Retype all of the listing exactly, passing over any picture you find.

===============

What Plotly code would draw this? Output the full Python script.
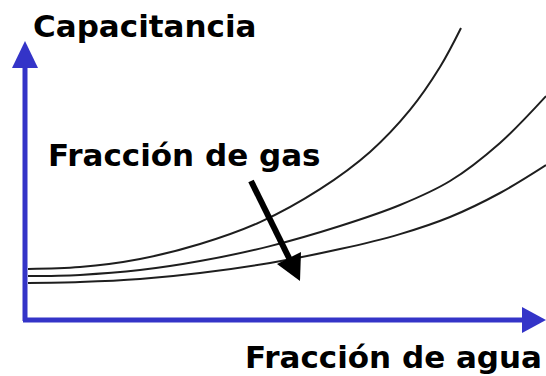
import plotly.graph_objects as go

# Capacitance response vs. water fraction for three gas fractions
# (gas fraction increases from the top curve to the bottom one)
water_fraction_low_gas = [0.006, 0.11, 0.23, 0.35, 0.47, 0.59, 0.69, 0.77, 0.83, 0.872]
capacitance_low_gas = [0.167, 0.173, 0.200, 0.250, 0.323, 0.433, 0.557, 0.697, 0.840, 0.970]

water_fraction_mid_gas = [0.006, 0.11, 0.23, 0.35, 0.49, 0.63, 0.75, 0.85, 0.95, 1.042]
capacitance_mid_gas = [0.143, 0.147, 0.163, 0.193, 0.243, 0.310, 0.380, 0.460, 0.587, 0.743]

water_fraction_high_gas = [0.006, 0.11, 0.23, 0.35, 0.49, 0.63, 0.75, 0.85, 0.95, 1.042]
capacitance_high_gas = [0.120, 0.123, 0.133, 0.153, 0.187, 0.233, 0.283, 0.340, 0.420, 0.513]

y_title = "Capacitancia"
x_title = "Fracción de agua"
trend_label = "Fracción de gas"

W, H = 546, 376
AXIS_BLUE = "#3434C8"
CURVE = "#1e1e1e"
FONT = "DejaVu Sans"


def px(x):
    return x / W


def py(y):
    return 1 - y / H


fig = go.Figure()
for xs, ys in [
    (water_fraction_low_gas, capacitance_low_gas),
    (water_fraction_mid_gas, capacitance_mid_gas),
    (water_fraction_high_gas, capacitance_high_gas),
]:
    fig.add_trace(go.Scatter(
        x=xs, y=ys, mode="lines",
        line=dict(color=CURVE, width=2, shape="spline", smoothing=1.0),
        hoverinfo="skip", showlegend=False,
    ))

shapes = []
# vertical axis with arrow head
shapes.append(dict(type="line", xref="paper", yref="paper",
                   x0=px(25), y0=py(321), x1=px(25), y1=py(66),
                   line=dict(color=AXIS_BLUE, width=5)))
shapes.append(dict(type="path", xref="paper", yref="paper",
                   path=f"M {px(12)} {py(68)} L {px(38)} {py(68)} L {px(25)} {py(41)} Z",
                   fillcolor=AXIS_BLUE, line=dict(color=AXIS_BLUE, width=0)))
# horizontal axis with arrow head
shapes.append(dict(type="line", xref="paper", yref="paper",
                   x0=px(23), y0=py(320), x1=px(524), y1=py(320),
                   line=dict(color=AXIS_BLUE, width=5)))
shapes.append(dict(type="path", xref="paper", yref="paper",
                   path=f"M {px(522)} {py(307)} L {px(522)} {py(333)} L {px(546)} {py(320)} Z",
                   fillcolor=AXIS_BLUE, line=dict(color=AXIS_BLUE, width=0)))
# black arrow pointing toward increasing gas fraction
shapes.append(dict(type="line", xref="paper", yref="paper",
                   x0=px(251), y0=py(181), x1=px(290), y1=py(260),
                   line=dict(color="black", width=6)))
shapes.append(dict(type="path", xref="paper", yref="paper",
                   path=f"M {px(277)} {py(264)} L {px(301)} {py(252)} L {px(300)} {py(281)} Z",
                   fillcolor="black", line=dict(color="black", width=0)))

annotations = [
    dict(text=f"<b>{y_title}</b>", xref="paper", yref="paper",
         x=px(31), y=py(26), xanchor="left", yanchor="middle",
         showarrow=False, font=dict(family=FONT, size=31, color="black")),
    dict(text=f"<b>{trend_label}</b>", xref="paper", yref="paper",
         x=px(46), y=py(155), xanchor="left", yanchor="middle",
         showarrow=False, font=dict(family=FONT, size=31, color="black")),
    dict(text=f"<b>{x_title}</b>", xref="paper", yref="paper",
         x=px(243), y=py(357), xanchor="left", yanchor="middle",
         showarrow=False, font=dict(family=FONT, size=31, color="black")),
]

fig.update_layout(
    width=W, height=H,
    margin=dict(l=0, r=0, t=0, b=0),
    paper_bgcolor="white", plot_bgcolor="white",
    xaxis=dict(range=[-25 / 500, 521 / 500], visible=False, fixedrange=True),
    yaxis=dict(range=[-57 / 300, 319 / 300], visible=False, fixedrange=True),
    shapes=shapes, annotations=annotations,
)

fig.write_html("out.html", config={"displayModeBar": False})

===============

■ ANSWER TO THIS EXERCISE ■
What Plotly code would draw this? Output the full Python script.
import plotly.graph_objects as go

# Capacitance response vs. water fraction for three gas fractions
# (gas fraction increases from the top curve to the bottom one)
water_fraction_low_gas = [0.006, 0.11, 0.23, 0.35, 0.47, 0.59, 0.69, 0.77, 0.83, 0.872]
capacitance_low_gas = [0.167, 0.173, 0.200, 0.250, 0.323, 0.433, 0.557, 0.697, 0.840, 0.970]

water_fraction_mid_gas = [0.006, 0.11, 0.23, 0.35, 0.49, 0.63, 0.75, 0.85, 0.95, 1.042]
capacitance_mid_gas = [0.143, 0.147, 0.163, 0.193, 0.243, 0.310, 0.380, 0.460, 0.587, 0.743]

water_fraction_high_gas = [0.006, 0.11, 0.23, 0.35, 0.49, 0.63, 0.75, 0.85, 0.95, 1.042]
capacitance_high_gas = [0.120, 0.123, 0.133, 0.153, 0.187, 0.233, 0.283, 0.340, 0.420, 0.513]

y_title = "Capacitancia"
x_title = "Fracción de agua"
trend_label = "Fracción de gas"

W, H = 546, 376
AXIS_BLUE = "#3434C8"
CURVE = "#1e1e1e"
FONT = "DejaVu Sans"


def px(x):
    return x / W


def py(y):
    return 1 - y / H


fig = go.Figure()
for xs, ys in [
    (water_fraction_low_gas, capacitance_low_gas),
    (water_fraction_mid_gas, capacitance_mid_gas),
    (water_fraction_high_gas, capacitance_high_gas),
]:
    fig.add_trace(go.Scatter(
        x=xs, y=ys, mode="lines",
        line=dict(color=CURVE, width=2, shape="spline", smoothing=1.0),
        hoverinfo="skip", showlegend=False,
    ))

shapes = []
# vertical axis with arrow head
shapes.append(dict(type="line", xref="paper", yref="paper",
                   x0=px(25), y0=py(321), x1=px(25), y1=py(66),
                   line=dict(color=AXIS_BLUE, width=5)))
shapes.append(dict(type="path", xref="paper", yref="paper",
                   path=f"M {px(12)} {py(68)} L {px(38)} {py(68)} L {px(25)} {py(41)} Z",
                   fillcolor=AXIS_BLUE, line=dict(color=AXIS_BLUE, width=0)))
# horizontal axis with arrow head
shapes.append(dict(type="line", xref="paper", yref="paper",
                   x0=px(23), y0=py(320), x1=px(524), y1=py(320),
                   line=dict(color=AXIS_BLUE, width=5)))
shapes.append(dict(type="path", xref="paper", yref="paper",
                   path=f"M {px(522)} {py(307)} L {px(522)} {py(333)} L {px(546)} {py(320)} Z",
                   fillcolor=AXIS_BLUE, line=dict(color=AXIS_BLUE, width=0)))
# black arrow pointing toward increasing gas fraction
shapes.append(dict(type="line", xref="paper", yref="paper",
                   x0=px(251), y0=py(181), x1=px(290), y1=py(260),
                   line=dict(color="black", width=6)))
shapes.append(dict(type="path", xref="paper", yref="paper",
                   path=f"M {px(277)} {py(264)} L {px(301)} {py(252)} L {px(300)} {py(281)} Z",
                   fillcolor="black", line=dict(color="black", width=0)))

annotations = [
    dict(text=f"<b>{y_title}</b>", xref="paper", yref="paper",
         x=px(31), y=py(26), xanchor="left", yanchor="middle",
         showarrow=False, font=dict(family=FONT, size=31, color="black")),
    dict(text=f"<b>{trend_label}</b>", xref="paper", yref="paper",
         x=px(46), y=py(155), xanchor="left", yanchor="middle",
         showarrow=False, font=dict(family=FONT, size=31, color="black")),
    dict(text=f"<b>{x_title}</b>", xref="paper", yref="paper",
         x=px(243), y=py(357), xanchor="left", yanchor="middle",
         showarrow=False, font=dict(family=FONT, size=31, color="black")),
]

fig.update_layout(
    width=W, height=H,
    margin=dict(l=0, r=0, t=0, b=0),
    paper_bgcolor="white", plot_bgcolor="white",
    xaxis=dict(range=[-25 / 500, 521 / 500], visible=False, fixedrange=True),
    yaxis=dict(range=[-57 / 300, 319 / 300], visible=False, fixedrange=True),
    shapes=shapes, annotations=annotations,
)

fig.write_html("out.html", config={"displayModeBar": False})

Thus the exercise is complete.